You won’t hear this phrase uttered by the mainstream media, but a balance sheet recession is economist Richard Koo’s term for an economic condition of private sector over-indebtedness. Koo termed this phrase based on his experiences during the still-ongoing Japanese malaise which began over 20 years ago, resulting in low government bond rates, minimal economic growth and fits of deflation.

The Japanese event was triggered by a Real Estate boom and bust.  It resulted in corporate balance sheets being over-leveraged. As firms paid back debt (destroying money), it resulted in lower incomes and decreased economic activity.

This is the exact scenario we find ourselves in today in the US, although it is households which are experiencing the balance sheet recession, more so than firms. Our financial institutions, the largest of which were propped up by government support in 2008-2009 are also still experiencing a balance sheet crisis.

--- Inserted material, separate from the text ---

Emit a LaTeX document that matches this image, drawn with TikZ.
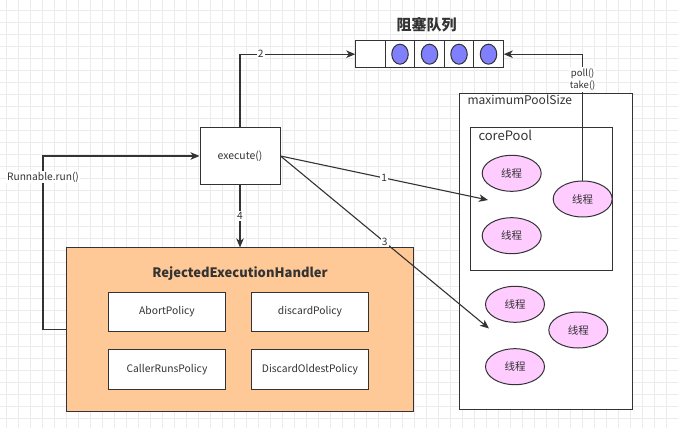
\documentclass[tikz,border=0pt]{standalone}
\usepackage{fontspec}
\setmainfont{Noto Sans CJK SC}
\usepackage{tikz}
\usetikzlibrary{arrows.meta}
\usetikzlibrary{shapes.geometric}
\definecolor{ink}{HTML}{333333}
\definecolor{gridgray}{HTML}{EBEBEB}
\definecolor{handlerfill}{HTML}{FFC997}
\definecolor{threadfill}{HTML}{FFCCFF}
\definecolor{taskfill}{HTML}{8080FF}
\tikzset{
  gridline/.style={draw=gridgray, line width=0.6pt},
  box/.style={draw=ink, line width=1pt, fill=white, inner sep=0pt},
  cell/.style={box, minimum width=29.5pt, minimum height=27pt},
  task/.style={ellipse, draw=ink, line width=1pt, fill=taskfill, minimum width=16.5pt, minimum height=20pt, inner sep=0pt},
  thread/.style={ellipse, draw=ink, line width=1pt, fill=threadfill, minimum width=59pt, minimum height=36pt, inner sep=0pt, text=ink, font=\fontsize{10.5}{12}\selectfont},
  policy/.style={box, minimum width=116.6pt, minimum height=39.5pt, text=ink, font=\fontsize{10.3}{12}\selectfont},
  lbl/.style={fill=white, inner sep=1pt, text=ink, font=\fontsize{10.2}{12}\selectfont},
  flow/.style={draw=ink, line width=1.1pt, -{Stealth[length=9pt,width=7.5pt,inset=2.5pt]}},
}

\begin{document}
\begin{tikzpicture}[x=1pt, y=-1pt]
    \useasboundingbox (0,0) rectangle (678,428);
    % background grid
    \foreach \x in {6,18,...,678} \draw[gridline] (\x,0) -- (\x,428);
    \foreach \y in {10,22,...,428} \draw[gridline] (0,\y) -- (678,\y);

    % blocking queue
    \node[text=ink, font=\fontsize{15}{17}\selectfont\bfseries] (qtitle) at (426.5,25) {阻塞队列};
    \foreach \i in {1,...,5} \node[cell] (q\i) at (341+29.5*\i,54.2) {};
    \foreach \i in {2,...,5} \node[task] (task\i) at (q\i) {};

    % pools
    \node[box, minimum width=173pt, minimum height=316pt] (maxpool) at (546.3,251.3) {};
    \node[anchor=north west, text=ink, font=\fontsize{12}{14}\selectfont] (maxlbl) at (464,91.5) {maximumPoolSize};
    \node[box, minimum width=141.6pt, minimum height=142.7pt] (corepool) at (541.5,198.7) {};
    \node[anchor=north west, text=ink, font=\fontsize{13}{15}\selectfont] (corelbl) at (475,126.5) {corePool};
    \node[thread] (core1) at (511.7,173.3) {线程};
    \node[thread] (core2) at (582.7,199) {线程};
    \node[thread] (core3) at (511.7,235.7) {线程};
    \node[thread] (extra1) at (515,304.3) {线程};
    \node[thread] (extra2) at (578.3,330) {线程};
    \node[thread] (extra3) at (515,366.7) {线程};
    \coordinate (in1) at (488,200);
    \coordinate (in3) at (489,328.5);

    % execute and handler
    \node[box, minimum width=80pt, minimum height=56.3pt, text=ink, font=\fontsize{10.4}{12}\selectfont] (execute) at (240,156) {execute()};
    \node[draw=ink, line width=1pt, fill=handlerfill, inner sep=0pt, minimum width=346.6pt, minimum height=163.7pt] (handler) at (240,329.8) {};
    \node[text=ink, font=\fontsize{13}{15}\selectfont\bfseries] (hlbl) at (240,273.3) {RejectedExecutionHandler};
    \node[policy] (abort) at (167,311.8) {AbortPolicy};
    \node[policy] (discard) at (310,311.8) {discardPolicy};
    \node[policy] (caller) at (167,369.7) {CallerRunsPolicy};
    \node[policy] (oldest) at (310,369.7) {DiscardOldestPolicy};
    \coordinate (loop) at (43,156);

    % connectors
    \draw[flow] (execute.north) |- node[lbl, pos=0.59] {2} (q1.west);
    \draw[flow] (core2.north) |- node[lbl, pos=0.4, align=center, font=\fontsize{9.5}{12.5}\selectfont] {poll()\\take()} (q5.east);
    \draw[flow] (execute.east) -- node[lbl, pos=0.5] {1} (in1);
    \draw[flow] (execute.east) -- node[lbl, pos=0.5] {3} (in3);
    \draw[flow] (execute.south) -- node[lbl, pos=0.5] {4} (handler.north);
    \draw[flow] (handler.west) -| (loop) -- (execute.west);
    \node[lbl] (runlbl) at (43,177) {Runnable.run()};
\end{tikzpicture}
\end{document}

During the 1990’s and early 2000’s, households increased their debt as confidence in new technology companies and portfolio wealth exploded. Unfortunately, President Clinton then exacerbated the private-debt explosion by running government surpluses in the late 90’s. This meant that, as the US was running an account deficit (importing more than exporting), Private Sector savings necessarily had to turn negative. The tech bubble then popped, only to be propped up by the housing bubble of the early 2000’s.   All of this reinforced the private debt explosion, ultimately reaching heights greater than the Great Depression, which then reversed course in late 2008.

As a result, housing prices have plummeted, incomes have been reduced and households find themselves servicing a greater amount of debt on smaller income. This is a balance sheet recession, and only when private debt levels return to a sustainable level will significant economic growth resume.